Scaled dot-product self-attention
  • Multi-head attention:
    - Perform h parallel attention functions whose dimension of value is D/h, and vertically concatenate their outputs.
    - It has been speculated that this makes the self-attention network more robust to bad initializations.
  • A transformer layer consists of
    - a multi-head attention layer with a residual connection,
    - a LayerNorm operation,
    - a position-wise parallel MLP with a residual connection,
    - another LayerNorm operation.
  • Three types of transformer models:
    - encoder model (e.g. BERT)
    - decoder model (e.g.
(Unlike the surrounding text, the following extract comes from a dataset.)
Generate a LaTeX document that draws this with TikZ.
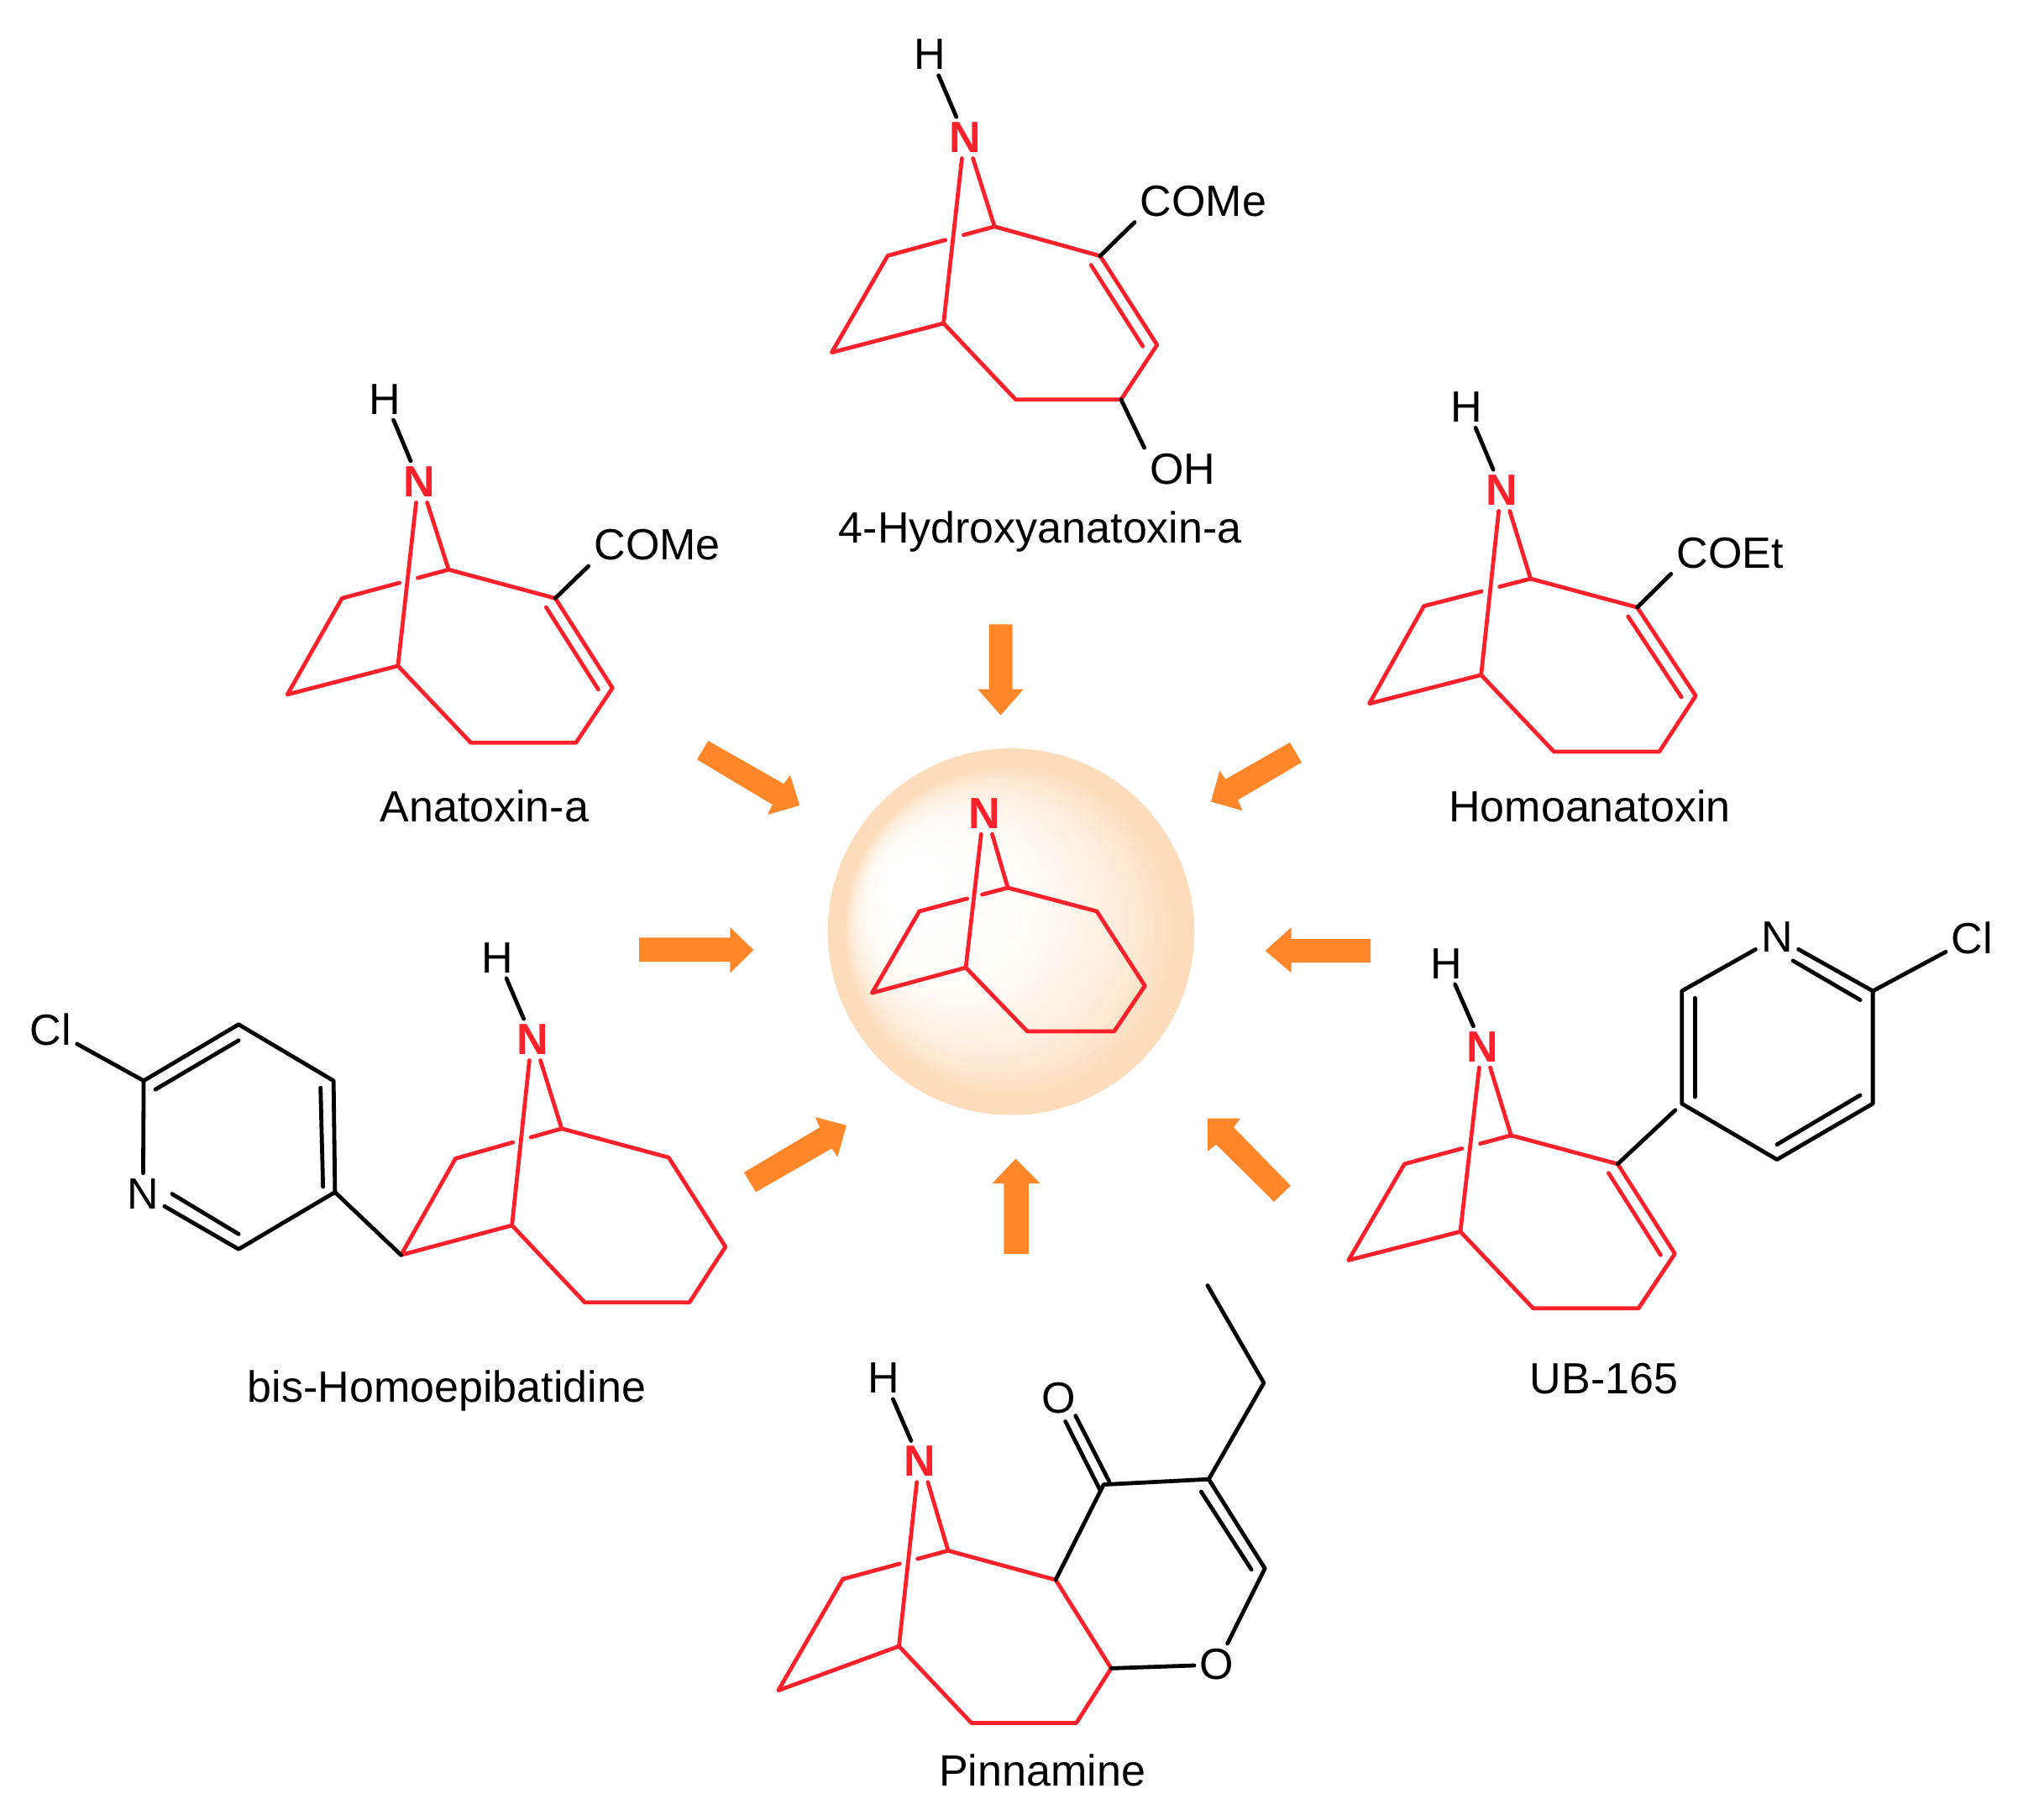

GPT-3)
    - encoder-decoder model
  • Self-supervised training allows the use of enormrous amounts of data without the need for manual labels.
    - An example is predicting missing words from sentences in a corpus.
  • A decoder model is trained to maximize log probability of the input text under the autoregressive model.
  • Masked self-attention allows each position in the decoder to attend to all positions up to and including that position.
  • Beam search is used in practice to generate the most likely next tokens.
  • Enormous language models are few-shot learners in that they can perform many tasks without fine-tuning.
  • Encoder-decoder attention allows decoder embeddings to attend to the encoder embeddings.
    - The keys and values come from the output of the encoder.
    - The queries come from the previous decoder layer.
  • Self-attention interactions need to be pruned to reduce time complexity for long sequences.
    - The idea is similar to convolutional structures.
  • Transformers for images:
    - The quadratic complexity of self-attention poses a challenge for transformers to work on images.
    - Compared with convolutional nets, transformers need extremely large amounts of training data to supersede the inductive bias.
    - The Vision Transformer (ViT) divides an images into patches and linearly maps them to a lower dimension before 1D position encodings.
    - The Swin (shifted-window) Transformer processes images at multiple scales and by shifting windows at each scale.

References:

  1. Simon J. D. Prince. Understanding Deep Learning. MIT Press, 2023.
  2. A. Vaswani et al. Attention is All You Need. NIPS, 2017.

--

--